Have you heard about the Honkening? Possibly you haven’t, because the term is only just becoming attached to Canada’s massive trucker protest. If it was up to the mainstream media, you wouldn’t even hear about that. Stuff has just one story on the protest. Australia’s ABC has none. Neither do The Age or NZ Herald.
This is the mainstream media playbook for dealing with inconvenient news, of course: simply pretend it doesn’t exist.
When they are dragged, kicking and screaming, into reporting what they desperately tried to avoid noticing, the next step in the mainstream media script is to lie and smear. The Canadian legacy media are following the template set by the Australian and American legacy media, in trying to demonise a working-class movement rising up against their leftist darlings.
Step One: pretend it doesn’t exist.
First, they ignored the convoy altogether.
Then, they pretended the truckers were protesting bad road conditions.
Then, something amazing happened. The convoy took on a life of its own, grew beyond anything anyone could have predicted and inspired and united the nation.
Step Two: Ok, notice it, but deride it as a “tiny minority”.
In an attempt to downsize the convoy’s scale, The Logic’s Ottawa reporter David Reevely took a misleading photo of an empty street and used it as proof that the protest was “medium-large by Ottawa standards.”
Reevely did not indicate when he took the photo.
Aerial footage of the protests shows massive gatherings of tens of thousands of people in the capital’s core and pouring out into nearby streets. Additionally, trucks at the tail end of the convoy continue to roll into Ottawa to join protests as rallies continue throughout the weekend.
In fact, as many as 50,000 trucks and 100,000 people have converged on Ottawa (which may explain why Justin Trudeau did his best Louis XV impersonation and fled the capital with his family).
Step Three: Call them “fascists” and “white supremacists”.
Washington Post cartoonist Michael de Adder released a vastly unpopular cartoon on Friday as the convoy closed in on Ottawa.
In his caricature, de Adder portrayed a series of trucks all blazoned with the word “fascism” […]
Unfortunately for him, Canadians came out in droves to downvote the cartoon into oblivion, with over 11,000 commenters expressing their disgust at the portrayal.
Still, “fascist” is sooo 2016, now. People have screened out the media barking “fascist” just like screening out that yappy dog down the street that just won’t shut up. The go-to epithet for the legacy media these days is “white supremacist”.
The Globe and Mail published a misleading article suggesting the Sikh community had not been invited to join the Truckers for Freedom Convoy.
In ominous tones, the Globe and Mail muttered about “far-right and extremist groups”. You know the ones they mean. But, just as the Freedom protests in Australia have been the most diverse ones I’ve ever seen, plenty of Canada’s Sikh community were out standing by their fellow Canucks.

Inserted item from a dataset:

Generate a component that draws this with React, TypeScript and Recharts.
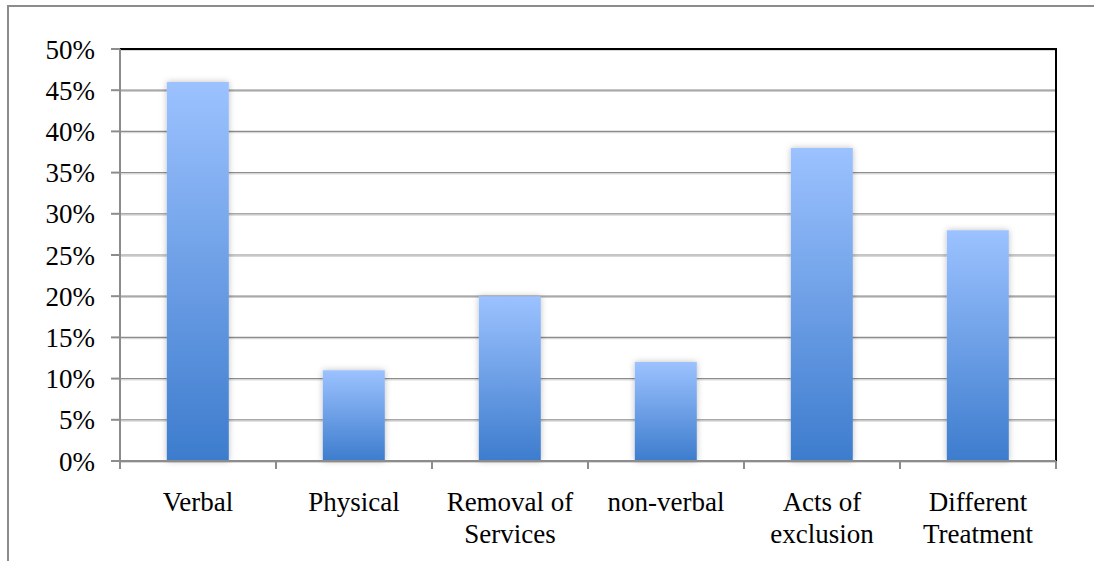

Step Four: gin up a single, isolated nutcase.
The Australian media went into hyperbolic overdrive when a single nutter carried a noose at a Freedom protest. (Strangely, they never blinked an eye at feminist protesters in Canberra carrying nooses strung with mock-up severed male genitals.)
CTV National News journalist Mackenzie Gray used a single photo of one hooded individual carrying a confederate flag in Ottawa to paint the convoy as a potentially racist movement.
Gray’s insinuation was quickly challenged by others, including Florida Gov. Ron Desantis’ press secretary Christina Pushaw. Pushaw accused Gray of tweeting the photo with “no context” and that it appeared that he was “implying the entire convoy are racists.”
Step Five: trot out your pet (leftist) experts, to stroke their chins and lecture about “terrorists” and “extremists”.
On Wednesday the capital-based news outlet Parliament Today released a report citing “national security expert” Jessica Davis, who falsely claimed that anyone donating to the convoy’s fundraiser could be found guilty of providing financial assistance to a terror group.
“(Davis) warns that those who have donated to groups in support of ongoing truck rallies could be found guilty under the Criminal Code, as they ‘directly or indirectly’ could provide financial services intended to carry out any terrorist ‘activity’ or benefit such a ‘group’,” tweeted the outlet.
After being challenged and shown that Davis had a bias against the truckers, the outlet quickly deleted the tweet without issuing a correction […]
A recent article by CTV News cited little-known Canadian Anti-Hate Network activist Peter Smith as a credible “expert” source regarding the alleged extremism of the convoy and its supporters.
The Canadian Anti-Hate Network has frequently shared and promoted the work of the violent far-left group Antifa.
True North
That’s only a smattering of the Canadian legacy media’s hysterics and lies, of course. Protesters are lighting fires! The Russians are behind it! Death threats! Hate texts!
I’m sure you’re all grimly familiar with the script.